Northeast Florida made national news last September, as images of flooding from Hurricane Irma were a fixture of every network, and those pictures will feature prominently in the local narrative for years to come. A new exhibit at Museum of Contemporary Art Jacksonville puts this damage in the broader context of climate change and decaying infrastructure, which is wreaking havoc across the planet. “Gideon Mendel: Drowning World” opens on Aug. 30 for members, and runs through Dec. 9.
Mendel began the project in 2007, with photos of floods that occurred in the United Kingdom and India that summer. According to the press release, “Deeply struck by the contrasting impacts of these floods and the vulnerability that united their victims, Mendel continued to visit and photograph flood zones throughout the world, including places such as Haiti, Pakistan, India, Thailand, Nigeria and the United Kingdom.” And now, add Jacksonville to that list.

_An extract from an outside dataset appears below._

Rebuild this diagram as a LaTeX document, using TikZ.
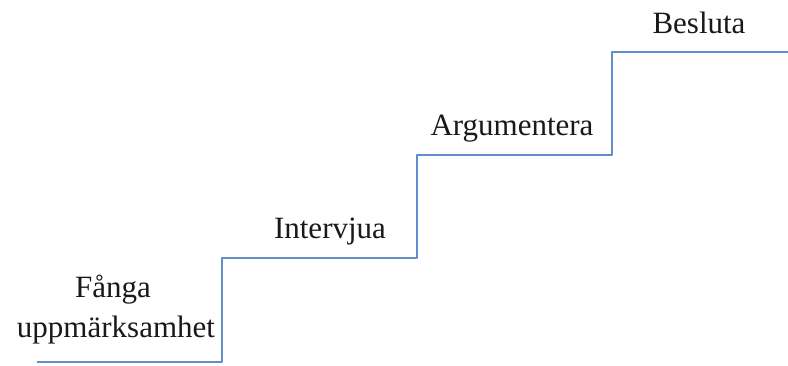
\documentclass[tikz,border=0pt]{standalone}
\usepackage{fontspec}
\setmainfont{Liberation Serif}
\begin{document}
\begin{tikzpicture}[x=1pt,y=-1pt,
  stair/.style={draw={rgb,255:red,96;green,142;blue,203}, line width=2.8pt, line join=round},
  steplabel/.style={font=\fontsize{31}{40}\selectfont, text={rgb,255:red,25;green,25;blue,25}, anchor=base, inner sep=0pt, align=center}]
  \useasboundingbox (0,0) rectangle (788,365);
  % staircase corners
  \coordinate (s0) at (37,362);
  \coordinate (s1) at (222,362);
  \coordinate (s2) at (222,258);
  \coordinate (s3) at (417,258);
  \coordinate (s4) at (417,155);
  \coordinate (s5) at (612,155);
  \coordinate (s6) at (612,52);
  \coordinate (s7) at (789,52);
  \draw[stair] (s0) -- (s1) -- (s2) -- (s3) -- (s4) -- (s5) -- (s6) -- (s7);
  % step labels
  \node[steplabel] (l1a) at (113,297) {Fånga};
  \node[steplabel] (l1b) at (116,337) {uppmärksamhet};
  \node[steplabel] (l2) at (330,238) {Intervjua};
  \node[steplabel] (l3) at (512,135) {Argumentera};
  \node[steplabel] (l4) at (699,33) {Besluta};
\end{tikzpicture}
\end{document}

“The works that Gideon has produced from that time are powerful reminders of the human tragedy of flooding,” says MOCA Director Caitlin Doherty, “and place our community right at the heart of not only a global contemporary art project but, more significantly, at the heart of a contemporary dialogue about our changing climate, rising floodwaters and the environmental challenges that we are all charged with solving.” Seeing the visual evidence of last year’s hurricane season while in the midst of this year’s hurricane season creates a juxtaposition that is uncomfortable, but necessary.
Hosting this exhibit locally was a priority for Doherty, who took over as director in 2017, shortly before the start of hurricane season. “I first saw some of Gideon’s work on display as part of a group exhibition many years ago,” she says. “I curated an exhibition of his work at the Eli & Edythe Broad Art Museum at MSU, while I was serving as senior curator and deputy director of curatorial affairs there.”
Last year’s floods swamped the Downtown area, including some of the streets near MOCA itself. As the waters rolled in, and local leaders were falling into a reactive mode, Doherty went proactive. “When Hurricane Irma struck, and it became clear that Jacksonville and the surrounding areas were flooding, I immediately reached out to Gideon,” she says. “I knew that he was already in Houston, photographing in the terrible wake of Hurricane Harvey, and I asked him to consider coming to Jacksonville. He, too, had heard about what was happening to our community and so he flew in the following day.” What he saw was a city in unprecedented distress. We are extremely lucky that the human cost wasn’t truly catastrophic, as is often the case in these situations.
“The exhibition will cover the majority of the second floor of our museum,” says Doherty, “and will include works from the ‘Submerged Portraits’ series, the ‘Watermarks’ series, the ‘Floodlines’ series and ‘Deluge,’ a brand-new five-screen video installation, together with found objects from the Jacksonville area. Some of the works are being produced as wallpapers, up to 12 feet tall, while some of the found objects are tiny Polaroid images broken and damaged by the floodwaters.”
Ultimately, “Drowning World” speaks to the environmental uncertainty that, increasingly, seems to be a universal theme in modern life. “This exhibition connects Jacksonville to the broader global conversation about climate change,” says Doherty, “and it is a part of MOCA’s role in our city to bring the world to Jacksonville and Jacksonville to the world through art and culture.” By looking at these serious problems that we all share, it is hoped we can move toward sharing solutions, as well.
Member’s Preview: Gideon Mendel: Drowning World, 7-9 p.m. Aug. 30; opens to the public Aug. 31, MOCAJax, Downtown, mocajacksonville.unf.edu.